— start —

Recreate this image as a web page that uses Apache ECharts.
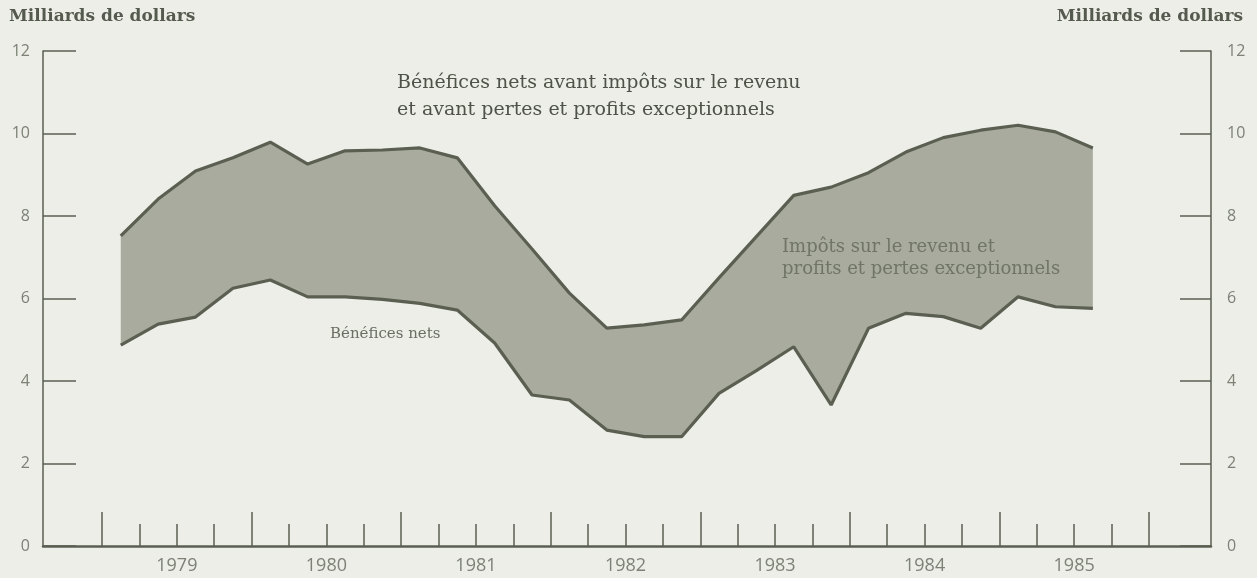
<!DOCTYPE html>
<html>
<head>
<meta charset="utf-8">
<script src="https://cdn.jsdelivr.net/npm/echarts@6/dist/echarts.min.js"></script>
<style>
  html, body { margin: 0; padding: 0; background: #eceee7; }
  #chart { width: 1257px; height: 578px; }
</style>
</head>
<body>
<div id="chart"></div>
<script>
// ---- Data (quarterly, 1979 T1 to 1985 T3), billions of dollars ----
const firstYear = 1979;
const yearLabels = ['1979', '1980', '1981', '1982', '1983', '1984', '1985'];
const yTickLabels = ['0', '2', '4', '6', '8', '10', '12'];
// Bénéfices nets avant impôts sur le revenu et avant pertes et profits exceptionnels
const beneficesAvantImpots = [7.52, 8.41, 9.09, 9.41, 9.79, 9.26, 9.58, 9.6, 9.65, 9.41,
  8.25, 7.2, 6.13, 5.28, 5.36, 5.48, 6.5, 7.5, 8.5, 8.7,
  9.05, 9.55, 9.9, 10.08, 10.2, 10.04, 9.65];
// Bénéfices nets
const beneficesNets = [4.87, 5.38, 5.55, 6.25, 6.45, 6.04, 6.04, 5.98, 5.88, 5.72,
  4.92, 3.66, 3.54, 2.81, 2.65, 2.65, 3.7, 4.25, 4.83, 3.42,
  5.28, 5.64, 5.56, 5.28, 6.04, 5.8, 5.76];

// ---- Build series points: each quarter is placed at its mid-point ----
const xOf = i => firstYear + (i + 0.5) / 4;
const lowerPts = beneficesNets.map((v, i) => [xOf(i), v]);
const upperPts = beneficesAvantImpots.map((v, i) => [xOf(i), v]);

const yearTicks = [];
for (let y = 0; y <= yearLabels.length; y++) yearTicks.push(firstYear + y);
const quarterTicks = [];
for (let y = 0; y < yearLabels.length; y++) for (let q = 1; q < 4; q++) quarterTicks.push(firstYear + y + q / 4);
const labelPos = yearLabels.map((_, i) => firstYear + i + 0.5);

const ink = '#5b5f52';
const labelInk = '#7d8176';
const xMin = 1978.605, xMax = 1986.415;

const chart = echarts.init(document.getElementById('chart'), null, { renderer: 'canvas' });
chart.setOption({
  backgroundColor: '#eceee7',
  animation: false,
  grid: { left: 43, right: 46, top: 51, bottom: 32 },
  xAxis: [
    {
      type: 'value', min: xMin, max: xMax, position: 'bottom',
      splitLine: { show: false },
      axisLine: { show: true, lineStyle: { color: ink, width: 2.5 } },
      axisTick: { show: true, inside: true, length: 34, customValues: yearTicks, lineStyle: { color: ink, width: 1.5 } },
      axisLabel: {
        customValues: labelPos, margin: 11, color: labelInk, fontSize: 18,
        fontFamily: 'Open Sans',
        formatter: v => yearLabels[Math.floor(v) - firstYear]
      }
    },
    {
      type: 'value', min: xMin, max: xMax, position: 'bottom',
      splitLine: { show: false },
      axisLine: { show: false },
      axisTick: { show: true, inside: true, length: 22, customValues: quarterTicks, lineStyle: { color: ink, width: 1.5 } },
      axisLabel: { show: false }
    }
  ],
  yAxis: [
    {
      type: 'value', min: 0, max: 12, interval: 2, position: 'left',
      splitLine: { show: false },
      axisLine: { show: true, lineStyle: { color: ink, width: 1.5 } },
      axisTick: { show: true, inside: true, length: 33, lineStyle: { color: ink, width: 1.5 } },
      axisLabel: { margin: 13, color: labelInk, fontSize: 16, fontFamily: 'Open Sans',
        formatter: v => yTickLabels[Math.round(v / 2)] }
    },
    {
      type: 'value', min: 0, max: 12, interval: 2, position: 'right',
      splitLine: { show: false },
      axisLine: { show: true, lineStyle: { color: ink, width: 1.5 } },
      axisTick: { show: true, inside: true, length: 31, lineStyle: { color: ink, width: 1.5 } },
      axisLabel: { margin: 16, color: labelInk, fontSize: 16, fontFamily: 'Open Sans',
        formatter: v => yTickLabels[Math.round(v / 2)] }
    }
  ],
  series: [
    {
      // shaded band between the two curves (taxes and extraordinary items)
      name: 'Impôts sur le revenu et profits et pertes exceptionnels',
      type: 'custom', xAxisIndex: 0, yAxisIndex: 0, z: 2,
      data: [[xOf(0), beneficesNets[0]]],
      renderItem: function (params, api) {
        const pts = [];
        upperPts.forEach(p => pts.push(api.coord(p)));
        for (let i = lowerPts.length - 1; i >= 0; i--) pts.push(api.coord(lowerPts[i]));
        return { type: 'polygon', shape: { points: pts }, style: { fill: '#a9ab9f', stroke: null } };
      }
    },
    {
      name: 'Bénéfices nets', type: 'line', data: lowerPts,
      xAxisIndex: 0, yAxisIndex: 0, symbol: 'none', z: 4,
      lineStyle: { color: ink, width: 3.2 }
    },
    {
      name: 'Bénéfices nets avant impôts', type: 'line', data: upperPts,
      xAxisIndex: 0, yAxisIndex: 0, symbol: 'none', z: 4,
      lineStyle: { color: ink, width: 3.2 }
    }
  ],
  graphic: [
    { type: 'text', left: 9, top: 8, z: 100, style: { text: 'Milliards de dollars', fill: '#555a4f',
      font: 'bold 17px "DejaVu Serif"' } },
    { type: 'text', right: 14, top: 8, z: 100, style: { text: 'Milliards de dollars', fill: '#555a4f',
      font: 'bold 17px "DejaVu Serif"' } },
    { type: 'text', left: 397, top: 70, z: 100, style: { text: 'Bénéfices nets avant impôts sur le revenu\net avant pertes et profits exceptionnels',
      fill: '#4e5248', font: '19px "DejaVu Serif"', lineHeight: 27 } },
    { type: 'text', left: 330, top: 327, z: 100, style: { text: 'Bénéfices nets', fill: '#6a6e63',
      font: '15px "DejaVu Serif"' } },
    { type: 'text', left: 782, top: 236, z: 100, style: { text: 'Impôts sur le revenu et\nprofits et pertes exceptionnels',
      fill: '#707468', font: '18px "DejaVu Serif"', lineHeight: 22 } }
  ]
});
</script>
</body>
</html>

— end —

• Written task: Pictures are excluded; output everything else in the data verbatim.

• Reply:
Recreate this image as a web page that uses Apache ECharts.
<!DOCTYPE html>
<html>
<head>
<meta charset="utf-8">
<script src="https://cdn.jsdelivr.net/npm/echarts@6/dist/echarts.min.js"></script>
<style>
  html, body { margin: 0; padding: 0; background: #eceee7; }
  #chart { width: 1257px; height: 578px; }
</style>
</head>
<body>
<div id="chart"></div>
<script>
// ---- Data (quarterly, 1979 T1 to 1985 T3), billions of dollars ----
const firstYear = 1979;
const yearLabels = ['1979', '1980', '1981', '1982', '1983', '1984', '1985'];
const yTickLabels = ['0', '2', '4', '6', '8', '10', '12'];
// Bénéfices nets avant impôts sur le revenu et avant pertes et profits exceptionnels
const beneficesAvantImpots = [7.52, 8.41, 9.09, 9.41, 9.79, 9.26, 9.58, 9.6, 9.65, 9.41,
  8.25, 7.2, 6.13, 5.28, 5.36, 5.48, 6.5, 7.5, 8.5, 8.7,
  9.05, 9.55, 9.9, 10.08, 10.2, 10.04, 9.65];
// Bénéfices nets
const beneficesNets = [4.87, 5.38, 5.55, 6.25, 6.45, 6.04, 6.04, 5.98, 5.88, 5.72,
  4.92, 3.66, 3.54, 2.81, 2.65, 2.65, 3.7, 4.25, 4.83, 3.42,
  5.28, 5.64, 5.56, 5.28, 6.04, 5.8, 5.76];

// ---- Build series points: each quarter is placed at its mid-point ----
const xOf = i => firstYear + (i + 0.5) / 4;
const lowerPts = beneficesNets.map((v, i) => [xOf(i), v]);
const upperPts = beneficesAvantImpots.map((v, i) => [xOf(i), v]);

const yearTicks = [];
for (let y = 0; y <= yearLabels.length; y++) yearTicks.push(firstYear + y);
const quarterTicks = [];
for (let y = 0; y < yearLabels.length; y++) for (let q = 1; q < 4; q++) quarterTicks.push(firstYear + y + q / 4);
const labelPos = yearLabels.map((_, i) => firstYear + i + 0.5);

const ink = '#5b5f52';
const labelInk = '#7d8176';
const xMin = 1978.605, xMax = 1986.415;

const chart = echarts.init(document.getElementById('chart'), null, { renderer: 'canvas' });
chart.setOption({
  backgroundColor: '#eceee7',
  animation: false,
  grid: { left: 43, right: 46, top: 51, bottom: 32 },
  xAxis: [
    {
      type: 'value', min: xMin, max: xMax, position: 'bottom',
      splitLine: { show: false },
      axisLine: { show: true, lineStyle: { color: ink, width: 2.5 } },
      axisTick: { show: true, inside: true, length: 34, customValues: yearTicks, lineStyle: { color: ink, width: 1.5 } },
      axisLabel: {
        customValues: labelPos, margin: 11, color: labelInk, fontSize: 18,
        fontFamily: 'Open Sans',
        formatter: v => yearLabels[Math.floor(v) - firstYear]
      }
    },
    {
      type: 'value', min: xMin, max: xMax, position: 'bottom',
      splitLine: { show: false },
      axisLine: { show: false },
      axisTick: { show: true, inside: true, length: 22, customValues: quarterTicks, lineStyle: { color: ink, width: 1.5 } },
      axisLabel: { show: false }
    }
  ],
  yAxis: [
    {
      type: 'value', min: 0, max: 12, interval: 2, position: 'left',
      splitLine: { show: false },
      axisLine: { show: true, lineStyle: { color: ink, width: 1.5 } },
      axisTick: { show: true, inside: true, length: 33, lineStyle: { color: ink, width: 1.5 } },
      axisLabel: { margin: 13, color: labelInk, fontSize: 16, fontFamily: 'Open Sans',
        formatter: v => yTickLabels[Math.round(v / 2)] }
    },
    {
      type: 'value', min: 0, max: 12, interval: 2, position: 'right',
      splitLine: { show: false },
      axisLine: { show: true, lineStyle: { color: ink, width: 1.5 } },
      axisTick: { show: true, inside: true, length: 31, lineStyle: { color: ink, width: 1.5 } },
      axisLabel: { margin: 16, color: labelInk, fontSize: 16, fontFamily: 'Open Sans',
        formatter: v => yTickLabels[Math.round(v / 2)] }
    }
  ],
  series: [
    {
      // shaded band between the two curves (taxes and extraordinary items)
      name: 'Impôts sur le revenu et profits et pertes exceptionnels',
      type: 'custom', xAxisIndex: 0, yAxisIndex: 0, z: 2,
      data: [[xOf(0), beneficesNets[0]]],
      renderItem: function (params, api) {
        const pts = [];
        upperPts.forEach(p => pts.push(api.coord(p)));
        for (let i = lowerPts.length - 1; i >= 0; i--) pts.push(api.coord(lowerPts[i]));
        return { type: 'polygon', shape: { points: pts }, style: { fill: '#a9ab9f', stroke: null } };
      }
    },
    {
      name: 'Bénéfices nets', type: 'line', data: lowerPts,
      xAxisIndex: 0, yAxisIndex: 0, symbol: 'none', z: 4,
      lineStyle: { color: ink, width: 3.2 }
    },
    {
      name: 'Bénéfices nets avant impôts', type: 'line', data: upperPts,
      xAxisIndex: 0, yAxisIndex: 0, symbol: 'none', z: 4,
      lineStyle: { color: ink, width: 3.2 }
    }
  ],
  graphic: [
    { type: 'text', left: 9, top: 8, z: 100, style: { text: 'Milliards de dollars', fill: '#555a4f',
      font: 'bold 17px "DejaVu Serif"' } },
    { type: 'text', right: 14, top: 8, z: 100, style: { text: 'Milliards de dollars', fill: '#555a4f',
      font: 'bold 17px "DejaVu Serif"' } },
    { type: 'text', left: 397, top: 70, z: 100, style: { text: 'Bénéfices nets avant impôts sur le revenu\net avant pertes et profits exceptionnels',
      fill: '#4e5248', font: '19px "DejaVu Serif"', lineHeight: 27 } },
    { type: 'text', left: 330, top: 327, z: 100, style: { text: 'Bénéfices nets', fill: '#6a6e63',
      font: '15px "DejaVu Serif"' } },
    { type: 'text', left: 782, top: 236, z: 100, style: { text: 'Impôts sur le revenu et\nprofits et pertes exceptionnels',
      fill: '#707468', font: '18px "DejaVu Serif"', lineHeight: 22 } }
  ]
});
</script>
</body>
</html>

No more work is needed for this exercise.